From the listing below, tally the lines that include "this". Return only the total.
----
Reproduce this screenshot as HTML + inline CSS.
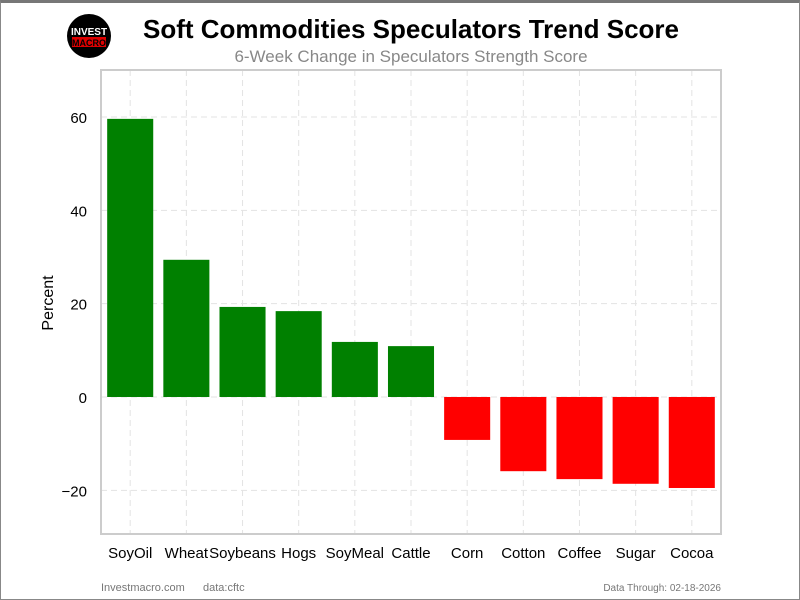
<!DOCTYPE html>
<html><head><meta charset="utf-8"><style>
body{margin:0;background:#fff;font-family:"Liberation Sans",sans-serif}
#wrap{position:relative;width:800px;height:600px;box-sizing:border-box;border:1px solid #888;border-top:3px solid #777}
</style></head><body>
<div id="wrap">
<svg id="chart" width="798" height="596" style="position:absolute;left:0;top:0">
<g>
<circle cx="88" cy="33" r="22" fill="#000"/>
<text x="88" y="32" font-size="10" font-weight="bold" fill="#fff" text-anchor="middle">INVEST</text>
<rect x="71" y="34" width="34" height="10" fill="#d00"/>
<text x="88" y="43" font-size="9" font-weight="bold" fill="#000" text-anchor="middle">MACRO</text>
</g>
<text x="410" y="35" font-size="26" font-weight="bold" text-anchor="middle">Soft Commodities Speculators Trend Score</text>
<text x="410" y="59" font-size="17" fill="#888" text-anchor="middle">6-Week Change in Speculators Strength Score</text>
<g id="grid"></g><g id="bars"></g><g id="axes"></g>
<rect x="100" y="67" width="620" height="464" fill="none" stroke="#ccc" stroke-width="2"/>
<text x="52" y="300" font-size="16" text-anchor="middle" transform="rotate(-90 52 300)">Percent</text>
<text x="100" y="588" font-size="11" fill="#777">Investmacro.com</text>
<text x="202" y="588" font-size="11" fill="#777">data:cftc</text>
<text x="720" y="588" font-size="10" fill="#777" text-anchor="end">Data Through: 02-18-2026</text>
</svg>
</div>
<script>
const categories=["SoyOil","Wheat","Soybeans","Hogs","SoyMeal","Cattle","Corn","Cotton","Coffee","Sugar","Cocoa"];
const values=[59.6,29.4,19.3,18.4,11.8,10.9,-9.2,-15.9,-17.6,-18.6,-19.5];
const yTicks=[-20,0,20,40,60];
const yTickLabels=["\u221220","0","20","40","60"];
const NS="http://www.w3.org/2000/svg";
const L=100,R=720,T=67,B=531,YMIN=-29.36,YMAX=70.07,XMIN=-0.52,XMAX=10.52;
const y=v=>T+(YMAX-v)/(YMAX-YMIN)*(B-T);
const x=i=>L+(i-XMIN)/(XMAX-XMIN)*(R-L);
const step=(R-L)/(XMAX-XMIN), bw=step*0.82;
function mk(t,a,p){const e=document.createElementNS(NS,t);for(const k in a)e.setAttribute(k,a[k]);p.appendChild(e);return e;}
const g=document.getElementById('grid'),b=document.getElementById('bars'),ax=document.getElementById('axes');
yTicks.forEach((v,i)=>{
 const ln=mk('line',{x1:L,x2:R,y1:y(v),y2:y(v),stroke:'#e3e3e3','stroke-dasharray':'6,4'},g);
 
 
 const t=mk('text',{x:L-14,y:y(v)+6,'font-size':15,'text-anchor':'end'},ax);
 t.textContent=yTickLabels[i];
 
 
});
categories.forEach((c,i)=>{
 const ln=mk('line',{x1:x(i),x2:x(i),y1:T,y2:B,stroke:'#e3e3e3','stroke-dasharray':'6,4'},g);
 
 
 const v=values[i];
 const r=mk('rect',{x:x(i)-bw/2,y:Math.min(y(v),y(0)),width:bw,height:Math.abs(y(v)-y(0)),fill:v>=0?'#008000':'#ff0000'},b);
 
 
 const t=mk('text',{x:x(i),y:555,'font-size':15,'text-anchor':'middle'},ax);
 t.textContent=c;
 
 
});
</script>
</body></html>
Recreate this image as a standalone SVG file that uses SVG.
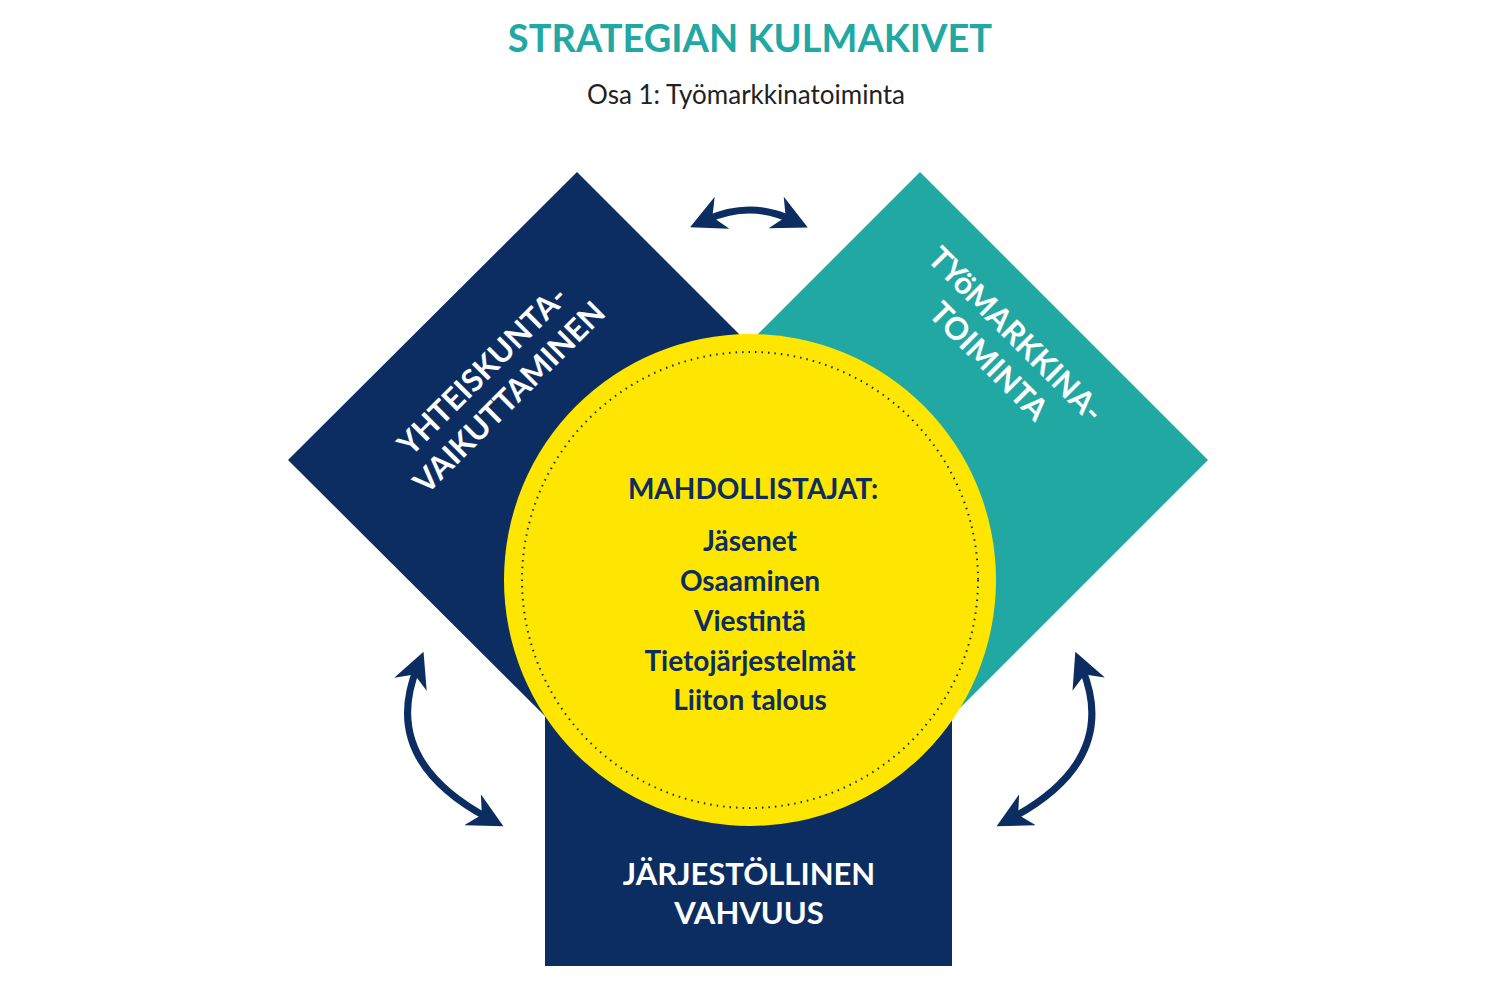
<svg xmlns="http://www.w3.org/2000/svg" width="1500" height="1000" viewBox="0 0 1500 1000">
<defs>
<marker id="ah" viewBox="0 0 10 10" refX="5" refY="5" markerWidth="5" markerHeight="5" orient="auto-start-reverse" markerUnits="strokeWidth"><path d="M0,0 L10,5 L0,10 L3,5 z" fill="#0b2d62"/></marker>
<style>
.t{font-family:"Lato","Open Sans",sans-serif;font-weight:bold;}
.w{fill:#fff;font-size:31px;}
.n{fill:#0b2d62;font-size:28px;text-anchor:middle;}
.c{fill:none;stroke:#0b2d62;stroke-width:7;marker-start:url(#ah);marker-end:url(#ah);}
</style>
</defs>
<rect width="1500" height="1000" fill="#fff"/>
<text x="750" y="52" text-anchor="middle" class="t" font-size="38" fill="#22a8a3">STRATEGIAN KULMAKIVET</text>
<text x="746" y="104" text-anchor="middle" font-family="Lato,sans-serif" font-size="26" fill="#222">Osa 1: Työmarkkinatoiminta</text>
<g id="left"><polygon points="577,172 865,460 577,748 288,460" fill="#0b2d62"/>
<text class="t w" text-anchor="middle" transform="translate(490,378) rotate(-45)"><tspan x="0" y="0">YHTEISKUNTA-</tspan><tspan x="0" y="38">VAIKUTTAMINEN</tspan></text></g>
<g id="right"><polygon points="920,172 1208,460 920,748 632,460" fill="#22a8a3"/>
<text class="t w" text-anchor="middle" transform="translate(1008,342) rotate(45)"><tspan x="0" y="0">TYöMARKKINA-</tspan><tspan x="0" y="38">TOIMINTA</tspan></text></g>
<g id="bottom"><rect x="545" y="700" width="407" height="266" fill="#0b2d62"/>
<text class="t w" text-anchor="middle"><tspan x="749" y="885">JÄRJESTÖLLINEN</tspan><tspan x="749" y="924">VAHVUUS</tspan></text></g>
<g id="center"><circle cx="750" cy="580" r="246" fill="#ffe600"/>
<circle cx="750" cy="580" r="228" fill="none" stroke="#0b2d62" stroke-width="2" stroke-dasharray="1.5 5"/>
<text class="t n" x="753" y="499" font-size="31">MAHDOLLISTAJAT:</text>
<text class="t n" x="750" y="551">Jäsenet</text>
<text class="t n" x="750" y="591">Osaaminen</text>
<text class="t n" x="750" y="631">Viestintä</text>
<text class="t n" x="750" y="671">Tietojärjestelmät</text>
<text class="t n" x="750" y="710">Liiton talous</text></g>
<g id="connectors">
<path class="c" d="M706,220 Q750,200 792,220"/>
<path class="c" d="M417,668 Q380,760 488,818"/>
<path class="c" d="M1082,668 Q1120,760 1012,818"/>
</g>
</svg>
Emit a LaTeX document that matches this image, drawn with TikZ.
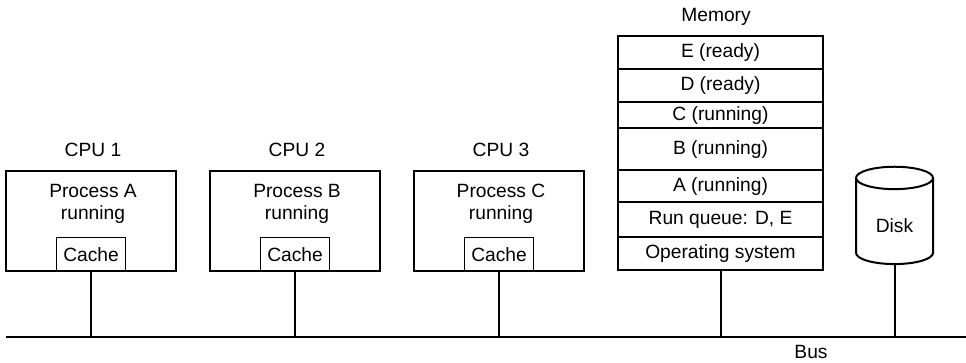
\documentclass[tikz,border=0pt]{standalone}
\usepackage{fontspec}
\setmainfont{Liberation Sans}
\usetikzlibrary{positioning,shapes.geometric}
\tikzset{
	heavy/.style={line width=1.5pt},
	label text/.style={font=\fontsize{14.4}{16.5}\selectfont,align=center,inner sep=0pt},
	cpubox/.style={heavy,draw,minimum width=127pt,minimum height=75pt,inner sep=0pt,outer sep=0pt},
	cachebox/.style={label text,draw,line width=1pt,minimum width=51.5pt,minimum height=25pt,outer sep=0pt},
	memcell/.style={label text,draw,line width=0.9pt,minimum width=153.75pt,outer sep=0pt,text height=10.5pt,text depth=3pt}
}
\begin{document}
\begin{tikzpicture}[x=0.75pt,y=-0.75pt]
	\useasboundingbox (0,0) rectangle (966,362);
	% Bus
	\coordinate (busleft) at (6,337);
	\coordinate (busright) at (966,337);
	\draw [heavy] (busleft) -- (busright);
	\node [label text] (buslabel) at (811,352) {Bus};
	% CPUs
	\foreach \n/\x/\p in {1/91/A,2/295/B,3/499/C} {
		\node [cpubox] (cpu\n) at (\x,221) {};
		\node [label text] (cpulabel\n) at (\x+2,150) {CPU \n};
		\node [label text] (proc\n) at (\x+2,204) {Process \p\\running};
		\node [cachebox,anchor=south] (cache\n) at (cpu\n.south) {Cache};
		\draw [heavy] (cpu\n.south) -- (cpu\n.south |- busleft);
	}
	% Memory
	\node [memcell,minimum height=24.75pt] (cellE) at (720.5,52.5) {E (ready)};
	\node [memcell,minimum height=24.75pt,below=0pt of cellE] (cellD) {D (ready)};
	\node [memcell,minimum height=19.5pt,below=0pt of cellD] (cellC) {C (running)};
	\node [memcell,minimum height=31.5pt,below=0pt of cellC] (cellB) {B (running)};
	\node [memcell,minimum height=24pt,below=0pt of cellB] (cellA) {A (running)};
	\node [memcell,minimum height=26.25pt,below=0pt of cellA] (cellRun) {Run queue: D, E};
	\node [memcell,minimum height=24.75pt,below=0pt of cellRun] (cellOS) {Operating system};
	\draw [heavy] (cellE.north west) rectangle (cellOS.south east);
	\node [label text] (memlabel) at (716,17) {Memory};
	\draw [heavy] (cellOS.south) -- (cellOS.south |- busleft);
	% Disk
	\node [cylinder,shape border rotate=90,draw,heavy,aspect=0.6,minimum width=57.75pt,minimum height=73pt,inner sep=0pt,outer sep=0pt,label text,text height=17pt,text depth=0pt] (disk) at (894.5,221.5) {Disk};
	\draw [heavy] (disk.south) -- (disk.south |- busleft);
\end{tikzpicture}
\end{document}
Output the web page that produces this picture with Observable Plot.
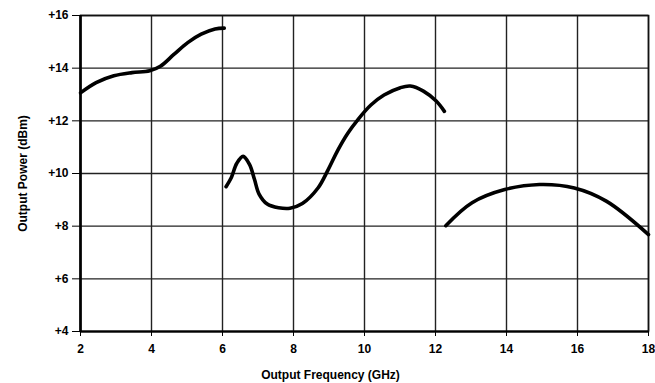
----
### Reply
4